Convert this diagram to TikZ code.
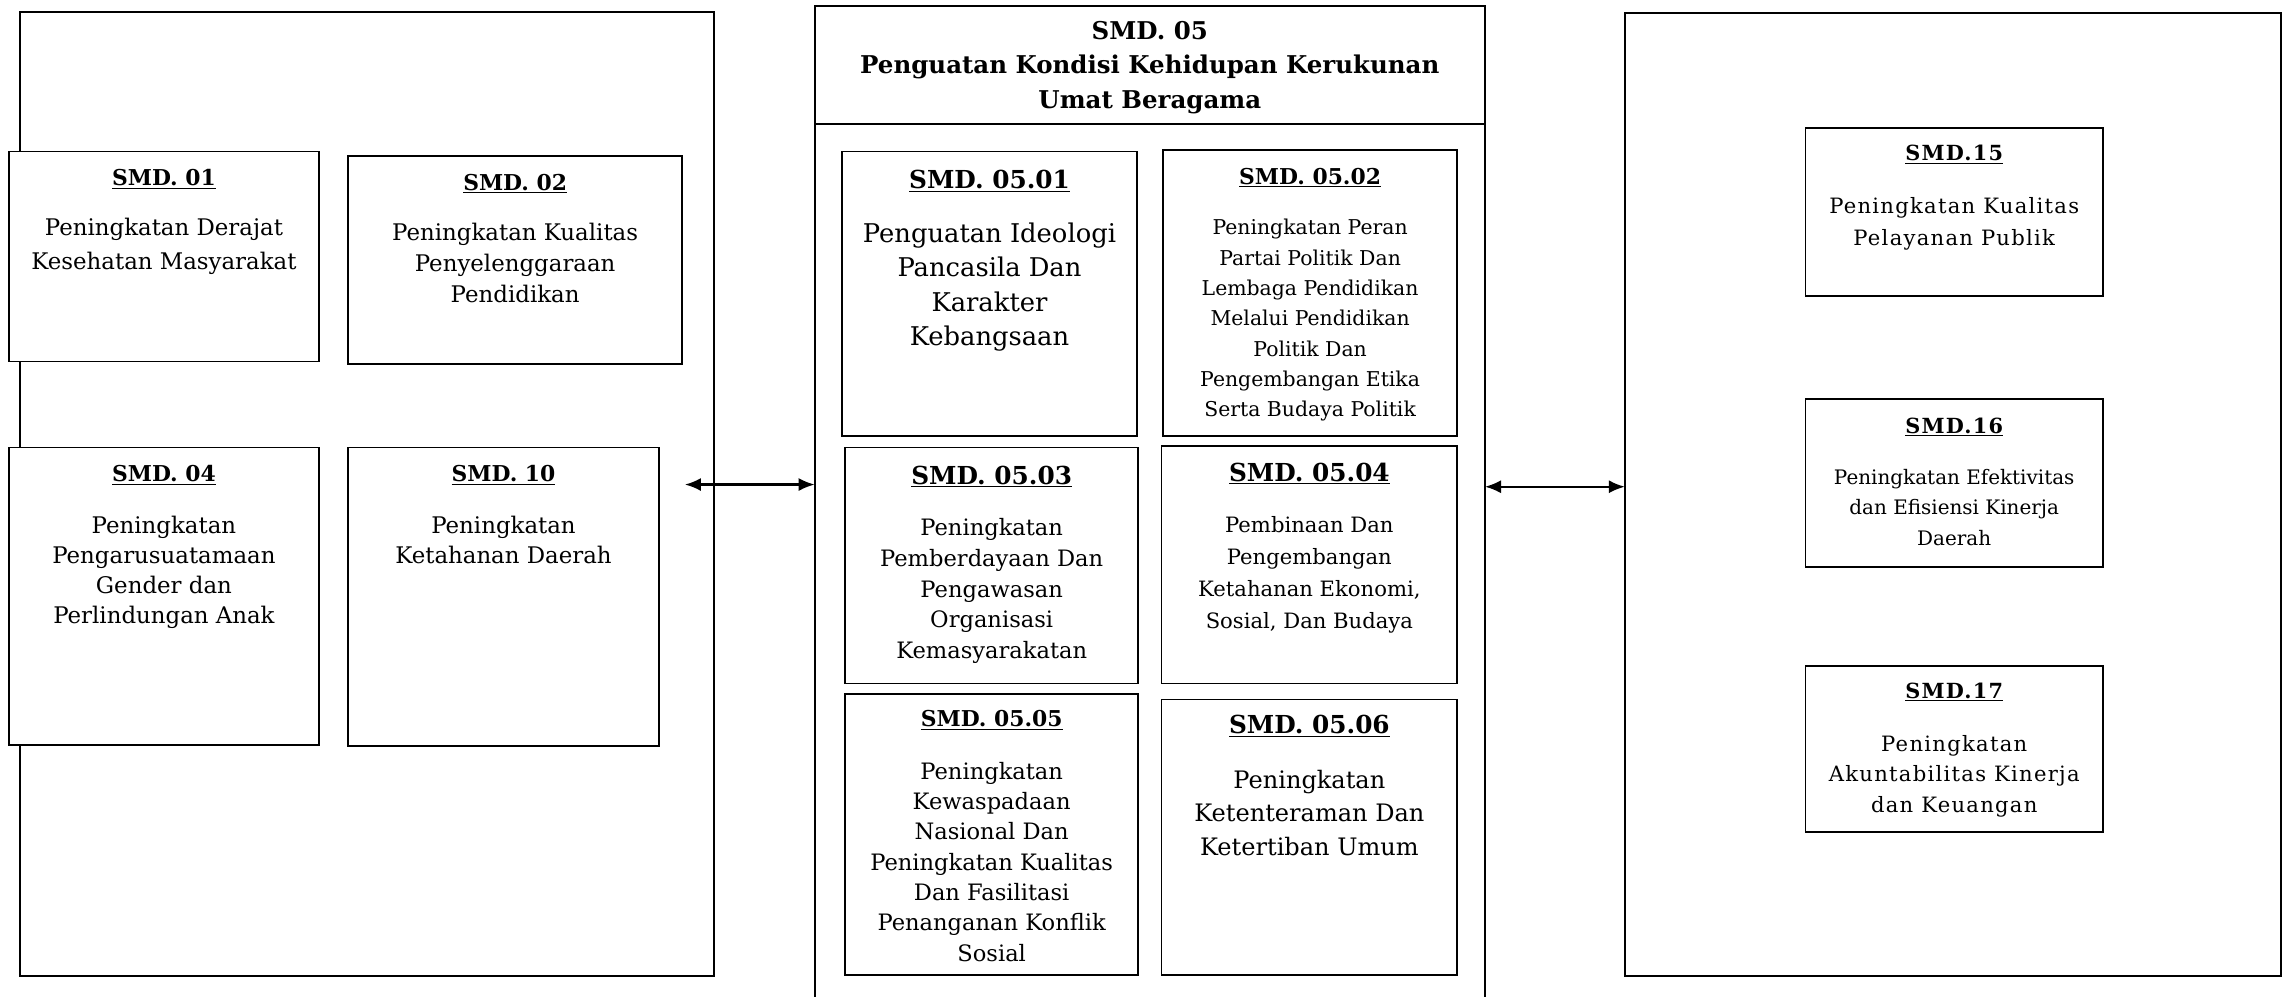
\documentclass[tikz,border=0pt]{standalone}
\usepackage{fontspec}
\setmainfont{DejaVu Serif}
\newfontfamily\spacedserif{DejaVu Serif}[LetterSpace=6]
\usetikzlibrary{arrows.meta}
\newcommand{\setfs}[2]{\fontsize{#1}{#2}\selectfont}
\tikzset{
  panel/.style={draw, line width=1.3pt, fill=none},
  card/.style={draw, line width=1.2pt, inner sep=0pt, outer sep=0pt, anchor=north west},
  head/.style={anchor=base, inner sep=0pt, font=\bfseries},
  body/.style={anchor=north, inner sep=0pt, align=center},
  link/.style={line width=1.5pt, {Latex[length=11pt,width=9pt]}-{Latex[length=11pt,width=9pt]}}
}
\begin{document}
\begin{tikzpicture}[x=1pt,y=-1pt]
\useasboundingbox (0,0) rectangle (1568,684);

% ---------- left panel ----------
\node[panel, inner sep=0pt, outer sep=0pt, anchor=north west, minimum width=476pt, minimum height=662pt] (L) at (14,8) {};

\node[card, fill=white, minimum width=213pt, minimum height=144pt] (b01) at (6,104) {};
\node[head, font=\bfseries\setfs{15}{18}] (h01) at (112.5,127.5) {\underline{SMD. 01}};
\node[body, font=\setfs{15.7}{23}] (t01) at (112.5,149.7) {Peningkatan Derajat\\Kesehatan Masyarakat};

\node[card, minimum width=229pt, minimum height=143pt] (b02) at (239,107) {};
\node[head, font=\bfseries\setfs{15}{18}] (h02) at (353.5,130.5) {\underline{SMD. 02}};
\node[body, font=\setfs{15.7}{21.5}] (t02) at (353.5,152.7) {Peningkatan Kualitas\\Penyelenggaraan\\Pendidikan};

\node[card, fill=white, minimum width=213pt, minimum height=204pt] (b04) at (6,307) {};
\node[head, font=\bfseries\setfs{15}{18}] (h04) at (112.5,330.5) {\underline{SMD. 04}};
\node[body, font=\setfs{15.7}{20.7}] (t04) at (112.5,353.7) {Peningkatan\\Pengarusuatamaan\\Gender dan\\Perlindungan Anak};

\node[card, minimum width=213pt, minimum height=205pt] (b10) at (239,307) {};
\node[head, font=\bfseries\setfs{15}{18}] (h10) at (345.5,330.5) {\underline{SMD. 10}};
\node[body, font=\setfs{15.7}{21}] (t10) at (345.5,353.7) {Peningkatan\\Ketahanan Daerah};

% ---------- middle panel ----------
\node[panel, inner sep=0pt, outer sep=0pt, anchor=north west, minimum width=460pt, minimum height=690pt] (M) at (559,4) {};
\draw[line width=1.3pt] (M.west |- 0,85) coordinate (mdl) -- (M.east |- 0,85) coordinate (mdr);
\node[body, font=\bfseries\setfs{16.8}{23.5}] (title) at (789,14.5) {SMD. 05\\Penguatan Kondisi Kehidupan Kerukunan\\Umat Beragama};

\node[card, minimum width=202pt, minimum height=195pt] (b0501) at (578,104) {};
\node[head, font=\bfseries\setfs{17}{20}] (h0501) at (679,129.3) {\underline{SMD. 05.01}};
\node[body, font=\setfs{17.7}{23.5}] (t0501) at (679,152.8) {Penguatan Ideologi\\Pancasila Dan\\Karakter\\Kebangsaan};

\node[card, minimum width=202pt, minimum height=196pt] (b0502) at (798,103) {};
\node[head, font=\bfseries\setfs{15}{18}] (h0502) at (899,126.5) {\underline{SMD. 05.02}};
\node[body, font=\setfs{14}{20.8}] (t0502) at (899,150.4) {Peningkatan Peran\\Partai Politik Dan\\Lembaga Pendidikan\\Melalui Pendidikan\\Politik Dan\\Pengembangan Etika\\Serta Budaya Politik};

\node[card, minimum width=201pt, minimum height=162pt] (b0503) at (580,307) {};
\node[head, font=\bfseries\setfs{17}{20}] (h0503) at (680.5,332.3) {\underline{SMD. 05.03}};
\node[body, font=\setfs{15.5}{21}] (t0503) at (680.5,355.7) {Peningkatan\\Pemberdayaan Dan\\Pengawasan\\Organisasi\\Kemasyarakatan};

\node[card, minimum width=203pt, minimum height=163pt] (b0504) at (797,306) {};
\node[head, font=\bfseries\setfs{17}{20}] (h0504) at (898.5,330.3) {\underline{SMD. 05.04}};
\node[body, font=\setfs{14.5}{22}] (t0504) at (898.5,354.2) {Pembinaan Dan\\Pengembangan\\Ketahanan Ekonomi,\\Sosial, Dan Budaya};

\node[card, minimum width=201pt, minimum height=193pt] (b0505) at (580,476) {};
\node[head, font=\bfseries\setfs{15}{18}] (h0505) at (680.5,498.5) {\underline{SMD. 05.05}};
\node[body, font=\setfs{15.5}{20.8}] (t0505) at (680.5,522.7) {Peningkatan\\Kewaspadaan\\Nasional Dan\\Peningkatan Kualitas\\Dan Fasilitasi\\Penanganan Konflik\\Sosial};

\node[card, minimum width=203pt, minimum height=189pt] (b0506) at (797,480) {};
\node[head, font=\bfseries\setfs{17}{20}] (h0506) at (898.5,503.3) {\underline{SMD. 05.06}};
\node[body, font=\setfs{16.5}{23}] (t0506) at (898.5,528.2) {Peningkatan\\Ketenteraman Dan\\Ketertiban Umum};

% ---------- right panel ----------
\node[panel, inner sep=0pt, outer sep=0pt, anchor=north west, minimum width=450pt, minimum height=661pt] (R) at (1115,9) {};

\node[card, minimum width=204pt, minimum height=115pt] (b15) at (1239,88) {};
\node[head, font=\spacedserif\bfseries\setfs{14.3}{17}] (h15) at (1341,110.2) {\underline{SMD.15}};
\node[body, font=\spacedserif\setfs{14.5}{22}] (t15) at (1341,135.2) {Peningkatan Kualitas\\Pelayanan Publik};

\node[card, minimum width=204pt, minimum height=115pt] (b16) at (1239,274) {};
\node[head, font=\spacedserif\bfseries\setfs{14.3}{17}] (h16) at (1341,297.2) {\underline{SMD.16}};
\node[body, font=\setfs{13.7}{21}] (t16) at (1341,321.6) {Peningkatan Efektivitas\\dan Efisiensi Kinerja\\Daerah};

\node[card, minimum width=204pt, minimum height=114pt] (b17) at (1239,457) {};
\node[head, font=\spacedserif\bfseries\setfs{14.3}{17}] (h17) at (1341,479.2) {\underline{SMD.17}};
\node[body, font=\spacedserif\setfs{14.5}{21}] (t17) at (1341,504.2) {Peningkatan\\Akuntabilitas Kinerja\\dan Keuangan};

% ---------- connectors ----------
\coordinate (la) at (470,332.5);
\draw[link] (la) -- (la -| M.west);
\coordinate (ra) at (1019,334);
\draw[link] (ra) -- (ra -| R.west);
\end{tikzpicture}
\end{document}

- _Required task_: Output an exact copy of the material, with the pictures removed.

- _Answer to this task_:
Convert this diagram to TikZ code.
\documentclass[tikz,border=0pt]{standalone}
\usepackage{fontspec}
\setmainfont{DejaVu Serif}
\newfontfamily\spacedserif{DejaVu Serif}[LetterSpace=6]
\usetikzlibrary{arrows.meta}
\newcommand{\setfs}[2]{\fontsize{#1}{#2}\selectfont}
\tikzset{
  panel/.style={draw, line width=1.3pt, fill=none},
  card/.style={draw, line width=1.2pt, inner sep=0pt, outer sep=0pt, anchor=north west},
  head/.style={anchor=base, inner sep=0pt, font=\bfseries},
  body/.style={anchor=north, inner sep=0pt, align=center},
  link/.style={line width=1.5pt, {Latex[length=11pt,width=9pt]}-{Latex[length=11pt,width=9pt]}}
}
\begin{document}
\begin{tikzpicture}[x=1pt,y=-1pt]
\useasboundingbox (0,0) rectangle (1568,684);

% ---------- left panel ----------
\node[panel, inner sep=0pt, outer sep=0pt, anchor=north west, minimum width=476pt, minimum height=662pt] (L) at (14,8) {};

\node[card, fill=white, minimum width=213pt, minimum height=144pt] (b01) at (6,104) {};
\node[head, font=\bfseries\setfs{15}{18}] (h01) at (112.5,127.5) {\underline{SMD. 01}};
\node[body, font=\setfs{15.7}{23}] (t01) at (112.5,149.7) {Peningkatan Derajat\\Kesehatan Masyarakat};

\node[card, minimum width=229pt, minimum height=143pt] (b02) at (239,107) {};
\node[head, font=\bfseries\setfs{15}{18}] (h02) at (353.5,130.5) {\underline{SMD. 02}};
\node[body, font=\setfs{15.7}{21.5}] (t02) at (353.5,152.7) {Peningkatan Kualitas\\Penyelenggaraan\\Pendidikan};

\node[card, fill=white, minimum width=213pt, minimum height=204pt] (b04) at (6,307) {};
\node[head, font=\bfseries\setfs{15}{18}] (h04) at (112.5,330.5) {\underline{SMD. 04}};
\node[body, font=\setfs{15.7}{20.7}] (t04) at (112.5,353.7) {Peningkatan\\Pengarusuatamaan\\Gender dan\\Perlindungan Anak};

\node[card, minimum width=213pt, minimum height=205pt] (b10) at (239,307) {};
\node[head, font=\bfseries\setfs{15}{18}] (h10) at (345.5,330.5) {\underline{SMD. 10}};
\node[body, font=\setfs{15.7}{21}] (t10) at (345.5,353.7) {Peningkatan\\Ketahanan Daerah};

% ---------- middle panel ----------
\node[panel, inner sep=0pt, outer sep=0pt, anchor=north west, minimum width=460pt, minimum height=690pt] (M) at (559,4) {};
\draw[line width=1.3pt] (M.west |- 0,85) coordinate (mdl) -- (M.east |- 0,85) coordinate (mdr);
\node[body, font=\bfseries\setfs{16.8}{23.5}] (title) at (789,14.5) {SMD. 05\\Penguatan Kondisi Kehidupan Kerukunan\\Umat Beragama};

\node[card, minimum width=202pt, minimum height=195pt] (b0501) at (578,104) {};
\node[head, font=\bfseries\setfs{17}{20}] (h0501) at (679,129.3) {\underline{SMD. 05.01}};
\node[body, font=\setfs{17.7}{23.5}] (t0501) at (679,152.8) {Penguatan Ideologi\\Pancasila Dan\\Karakter\\Kebangsaan};

\node[card, minimum width=202pt, minimum height=196pt] (b0502) at (798,103) {};
\node[head, font=\bfseries\setfs{15}{18}] (h0502) at (899,126.5) {\underline{SMD. 05.02}};
\node[body, font=\setfs{14}{20.8}] (t0502) at (899,150.4) {Peningkatan Peran\\Partai Politik Dan\\Lembaga Pendidikan\\Melalui Pendidikan\\Politik Dan\\Pengembangan Etika\\Serta Budaya Politik};

\node[card, minimum width=201pt, minimum height=162pt] (b0503) at (580,307) {};
\node[head, font=\bfseries\setfs{17}{20}] (h0503) at (680.5,332.3) {\underline{SMD. 05.03}};
\node[body, font=\setfs{15.5}{21}] (t0503) at (680.5,355.7) {Peningkatan\\Pemberdayaan Dan\\Pengawasan\\Organisasi\\Kemasyarakatan};

\node[card, minimum width=203pt, minimum height=163pt] (b0504) at (797,306) {};
\node[head, font=\bfseries\setfs{17}{20}] (h0504) at (898.5,330.3) {\underline{SMD. 05.04}};
\node[body, font=\setfs{14.5}{22}] (t0504) at (898.5,354.2) {Pembinaan Dan\\Pengembangan\\Ketahanan Ekonomi,\\Sosial, Dan Budaya};

\node[card, minimum width=201pt, minimum height=193pt] (b0505) at (580,476) {};
\node[head, font=\bfseries\setfs{15}{18}] (h0505) at (680.5,498.5) {\underline{SMD. 05.05}};
\node[body, font=\setfs{15.5}{20.8}] (t0505) at (680.5,522.7) {Peningkatan\\Kewaspadaan\\Nasional Dan\\Peningkatan Kualitas\\Dan Fasilitasi\\Penanganan Konflik\\Sosial};

\node[card, minimum width=203pt, minimum height=189pt] (b0506) at (797,480) {};
\node[head, font=\bfseries\setfs{17}{20}] (h0506) at (898.5,503.3) {\underline{SMD. 05.06}};
\node[body, font=\setfs{16.5}{23}] (t0506) at (898.5,528.2) {Peningkatan\\Ketenteraman Dan\\Ketertiban Umum};

% ---------- right panel ----------
\node[panel, inner sep=0pt, outer sep=0pt, anchor=north west, minimum width=450pt, minimum height=661pt] (R) at (1115,9) {};

\node[card, minimum width=204pt, minimum height=115pt] (b15) at (1239,88) {};
\node[head, font=\spacedserif\bfseries\setfs{14.3}{17}] (h15) at (1341,110.2) {\underline{SMD.15}};
\node[body, font=\spacedserif\setfs{14.5}{22}] (t15) at (1341,135.2) {Peningkatan Kualitas\\Pelayanan Publik};

\node[card, minimum width=204pt, minimum height=115pt] (b16) at (1239,274) {};
\node[head, font=\spacedserif\bfseries\setfs{14.3}{17}] (h16) at (1341,297.2) {\underline{SMD.16}};
\node[body, font=\setfs{13.7}{21}] (t16) at (1341,321.6) {Peningkatan Efektivitas\\dan Efisiensi Kinerja\\Daerah};

\node[card, minimum width=204pt, minimum height=114pt] (b17) at (1239,457) {};
\node[head, font=\spacedserif\bfseries\setfs{14.3}{17}] (h17) at (1341,479.2) {\underline{SMD.17}};
\node[body, font=\spacedserif\setfs{14.5}{21}] (t17) at (1341,504.2) {Peningkatan\\Akuntabilitas Kinerja\\dan Keuangan};

% ---------- connectors ----------
\coordinate (la) at (470,332.5);
\draw[link] (la) -- (la -| M.west);
\coordinate (ra) at (1019,334);
\draw[link] (ra) -- (ra -| R.west);
\end{tikzpicture}
\end{document}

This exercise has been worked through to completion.